Lucas Mearian | Aug. 22, 2017
While 3D printing was little more than a toy for engineers 20 years ago, today Ford Motor Co. could not develop new cars without it. New technologies ensure it's coming to a production line near you.

Materials science is also a key portion of Ford's 3D printing effort. The company is constantly seeking materials that will enable stronger, lighter weight vehicle components.

Some of the composites used in 3D printing have specific strengths close to that of steel, according to Lee, who is responsible for the development and implementation of novel materials, processes and applications of 3D printing at the automaker.

For example, the Ford Research and Innovation Center is experimenting with combining carbon fiber filament with Nylon 6 on a 3D printer from start-up Mark Forged.

As materials are evaluated and vetted, they go to Ford's manufacturing division where engineers determine how to include them in the manufacturing process, Lee said.
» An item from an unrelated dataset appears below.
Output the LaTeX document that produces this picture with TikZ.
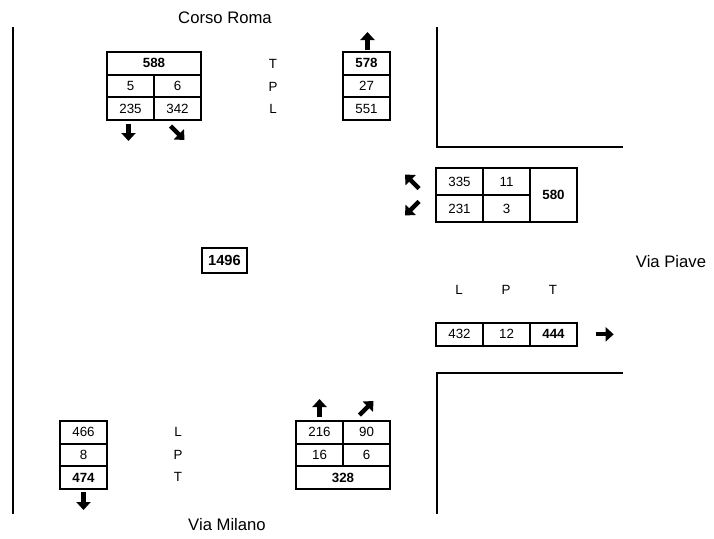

"We're really concentrating on how we can get them [materials] for end-use products... so, production-level starting at low volume but then hopefully progressing to medium and high volumes as well," Lee continued. "We want something that's strong enough and durable enough to last the lifetime of the vehicle."

3D printing also lends itself to being able to product complex geometric structures that can vastly reduce the weight of parts while still providing either strength or other attributes, such as flexibility or impact resistance.

Ford is experimenting with a stereolithography 3D printer from the company Carbon to create high-resolution parts prototypes made with honeycomb or lattice structures for lighter weight.

"When we're talking about on the manufacturing floor, we have a lot of great examples where we can be much more efficient with ergonomic designs and lightweight structures where those structures can be less than half the weight of conventionally made parts," Lee said.


Piloting Stratasys' Infinite Build 3d Demonstrator

One machine Ford is piloting looks more like the disembodied arm of a Transformer robot than a 3D printer. The Stratasys Infinite-Build 3D Demonstrator is the size of a small car and can be used for producing large tools and production parts with greater speed than traditional fused deposition modeling technology. The size of the parts produced by the Infinite-Build 3D Demonstrator is only limited by size of the manufacturing floor because it prints horizontally instead of vertically.

Ford has used the 3D Demonstrator to construct prototype single-component instrument panels and center vehicle consoles. But the machine could be used to construct prototype vehicle body panels as well.

While Sears and Lee agree 3D printing won't be used to produce a million production parts for the assembly line anytime soon, they do believe the technology will see uptake in the development and production process across new industries.


Advice on using 3D printing

One word of advice Sears has for companies still considering the adoption of 3D printing: avoid trying to plug the technology into existing processes.